CHP İzmir İl Örgütü önündeki plan program sizce ne olmalı? Kitlelere ulaşmak konusundaki planları nasıl değerlendiriyorsunuz? Planınız varsa paylaşır mısınız?
Ben iki ay önce aktif göre almaya başladım. Biliyorsunuz ben dışarıdan, başka bir listeden geldim. Birinci yedek olduğum için böyle bir durum söz konusu. Biliyorsunuz, pandemiden dolayı siyasilerin çok aktif çalışmaları yok. Fakat sizin de takip ettiğiniz gibi köylerde çalışmamız oldu. Aliağa, Bergama gibi yelerde çok verimli geçen çalışma programımız vardı, bunlar giderek büyüyor. Kendi çalışma alanımla ilgili 30 ilçede seçimlerde kullanılacak ortak dil geliştirme alanında çalışıyoruz. Komisyonlar oluşturacağız, 30 ilçede binlerce üyemizi seçimlerden çok önce ortak dili oluşturup, sorunları halkımıza aktaracağız. Bütün arkadaşlarımız daha iyi koşulların olması için çalışıyor.

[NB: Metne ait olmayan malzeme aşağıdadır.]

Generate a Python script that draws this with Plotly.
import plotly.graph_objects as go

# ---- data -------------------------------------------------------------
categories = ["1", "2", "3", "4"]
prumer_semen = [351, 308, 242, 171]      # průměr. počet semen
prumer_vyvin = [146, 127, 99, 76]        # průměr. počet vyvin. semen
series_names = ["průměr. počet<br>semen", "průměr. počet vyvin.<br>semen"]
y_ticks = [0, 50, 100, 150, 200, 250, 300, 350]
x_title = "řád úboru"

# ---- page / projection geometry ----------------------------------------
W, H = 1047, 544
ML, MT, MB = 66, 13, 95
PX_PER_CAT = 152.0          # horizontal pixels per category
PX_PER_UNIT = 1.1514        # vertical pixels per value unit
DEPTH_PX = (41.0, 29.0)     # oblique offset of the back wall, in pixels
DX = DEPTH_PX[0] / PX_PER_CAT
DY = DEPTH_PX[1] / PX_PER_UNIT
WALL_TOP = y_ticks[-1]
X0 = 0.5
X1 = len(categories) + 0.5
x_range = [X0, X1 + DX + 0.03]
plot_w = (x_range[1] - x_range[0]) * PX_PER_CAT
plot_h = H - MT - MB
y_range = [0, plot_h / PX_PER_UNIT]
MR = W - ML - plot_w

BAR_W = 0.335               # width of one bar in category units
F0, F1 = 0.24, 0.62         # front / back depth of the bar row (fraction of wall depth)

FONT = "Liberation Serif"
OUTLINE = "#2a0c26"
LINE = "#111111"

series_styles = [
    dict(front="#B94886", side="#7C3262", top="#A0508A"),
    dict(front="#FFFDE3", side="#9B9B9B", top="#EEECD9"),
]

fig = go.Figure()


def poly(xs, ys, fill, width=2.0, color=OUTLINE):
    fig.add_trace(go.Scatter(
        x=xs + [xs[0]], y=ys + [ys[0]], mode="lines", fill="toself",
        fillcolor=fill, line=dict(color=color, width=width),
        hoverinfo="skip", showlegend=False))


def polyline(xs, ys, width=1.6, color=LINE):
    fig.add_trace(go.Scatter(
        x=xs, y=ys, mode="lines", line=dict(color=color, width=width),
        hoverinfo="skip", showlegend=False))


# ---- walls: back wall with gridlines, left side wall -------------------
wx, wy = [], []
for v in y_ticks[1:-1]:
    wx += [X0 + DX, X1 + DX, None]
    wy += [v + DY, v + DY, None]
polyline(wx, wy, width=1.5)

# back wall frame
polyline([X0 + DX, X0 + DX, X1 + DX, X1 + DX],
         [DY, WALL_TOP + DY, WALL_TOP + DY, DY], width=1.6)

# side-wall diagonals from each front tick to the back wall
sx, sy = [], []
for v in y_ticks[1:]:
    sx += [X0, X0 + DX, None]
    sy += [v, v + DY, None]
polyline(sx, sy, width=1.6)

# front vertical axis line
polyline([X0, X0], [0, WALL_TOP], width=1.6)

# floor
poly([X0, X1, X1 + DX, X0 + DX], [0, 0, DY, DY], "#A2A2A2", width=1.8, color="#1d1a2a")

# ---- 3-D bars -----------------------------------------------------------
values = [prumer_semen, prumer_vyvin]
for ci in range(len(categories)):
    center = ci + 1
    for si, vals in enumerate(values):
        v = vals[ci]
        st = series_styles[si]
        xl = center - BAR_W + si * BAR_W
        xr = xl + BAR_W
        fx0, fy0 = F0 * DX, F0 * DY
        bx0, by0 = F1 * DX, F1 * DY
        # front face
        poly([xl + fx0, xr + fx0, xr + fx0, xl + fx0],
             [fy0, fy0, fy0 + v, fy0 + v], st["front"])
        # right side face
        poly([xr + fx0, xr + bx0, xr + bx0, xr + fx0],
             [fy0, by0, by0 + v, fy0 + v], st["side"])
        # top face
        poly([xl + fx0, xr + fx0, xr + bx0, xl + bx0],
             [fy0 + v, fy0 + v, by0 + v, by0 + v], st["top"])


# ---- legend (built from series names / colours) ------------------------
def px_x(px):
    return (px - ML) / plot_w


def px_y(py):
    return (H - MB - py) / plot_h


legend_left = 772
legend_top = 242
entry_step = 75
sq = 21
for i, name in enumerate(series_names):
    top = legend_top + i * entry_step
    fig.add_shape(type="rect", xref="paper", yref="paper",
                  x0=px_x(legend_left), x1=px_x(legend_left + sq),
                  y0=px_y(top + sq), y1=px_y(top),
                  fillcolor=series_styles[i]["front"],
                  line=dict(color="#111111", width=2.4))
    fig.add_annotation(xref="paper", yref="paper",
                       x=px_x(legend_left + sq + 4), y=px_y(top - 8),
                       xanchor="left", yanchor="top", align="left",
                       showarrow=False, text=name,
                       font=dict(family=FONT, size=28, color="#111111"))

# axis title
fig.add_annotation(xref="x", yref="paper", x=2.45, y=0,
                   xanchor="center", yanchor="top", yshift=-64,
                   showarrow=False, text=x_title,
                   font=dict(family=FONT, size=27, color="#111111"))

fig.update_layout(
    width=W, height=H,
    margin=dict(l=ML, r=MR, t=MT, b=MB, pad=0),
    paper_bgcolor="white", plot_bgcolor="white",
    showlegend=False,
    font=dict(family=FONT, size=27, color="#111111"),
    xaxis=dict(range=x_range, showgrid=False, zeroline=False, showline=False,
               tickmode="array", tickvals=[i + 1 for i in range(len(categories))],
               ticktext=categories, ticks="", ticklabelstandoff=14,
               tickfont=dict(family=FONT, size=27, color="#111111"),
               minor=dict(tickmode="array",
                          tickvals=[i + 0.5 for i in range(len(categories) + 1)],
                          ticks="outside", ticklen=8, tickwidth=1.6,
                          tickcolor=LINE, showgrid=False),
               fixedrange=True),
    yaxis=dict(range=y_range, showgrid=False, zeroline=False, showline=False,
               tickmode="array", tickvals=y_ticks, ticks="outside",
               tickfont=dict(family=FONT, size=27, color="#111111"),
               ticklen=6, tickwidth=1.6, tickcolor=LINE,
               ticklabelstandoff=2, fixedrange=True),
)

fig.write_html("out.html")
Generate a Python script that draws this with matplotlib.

Genel merkez, seçim startıyla ilgili çalışma başlattı. Bu arada erken seçim konusunda ne düşünüyorsunuz?
Bilgiden ziyade, Genel Başkanımızın üstünde durduğu şey şu: Biz erken seçim istiyoruz; ama halk da erken seçim istiyor. Neden olduğu belli zaten. İşsizlik, uluslararası ilişkiler, çok ciddi sorunlarımızın olduğu dönemdeyiz. İktidar buna cevap veremiyor. Bütün örgütlerimizi dinamik hale getiriyoruz. Sandık başındaki görevlilerden tutun, sahadaki çalışmalarda dinamikleşiyoruz. Sandığa gelmeyen kitlelere ulaşmaya çalışıyoruz. Bu konuda çalışmalarımız bitti, sahaya inmeye başladık. Güneydoğu’da doğu masası oluştu. O bölgelerde bize akın akın katılımlar var. Kendi bulunduğumuz ilde heyecan var. İzmir’de yerelde iktidar olsak da halk bizi genelde iktidar görmek istiyor.
Seçim işlerinden sorumlu siyasi propaganda alanı sizin alanınız. Diğer millet ittifakı patileriyle ilişkileriniz nasıl?
Tüzel kişilik konusunda kendi çalışmalarımı bitirmemiz gerekiyor, bizim genel merkez düzeyinde ittifak edeceğimiz partilerle birlikte onların göstereceği yolda yürüyeceğiz. Elbette diğer siyasi partileri gözlüyoruz, izliyoruz. Onların ne yapıp ne yapmayacağı konusunda, ürettikleri ne varsa takip etmekle mükellefiz. Daha onlarla diyalog içinde değiliz. İktidara karşı bütün bileşenleler birlikte hareket edeceğiz.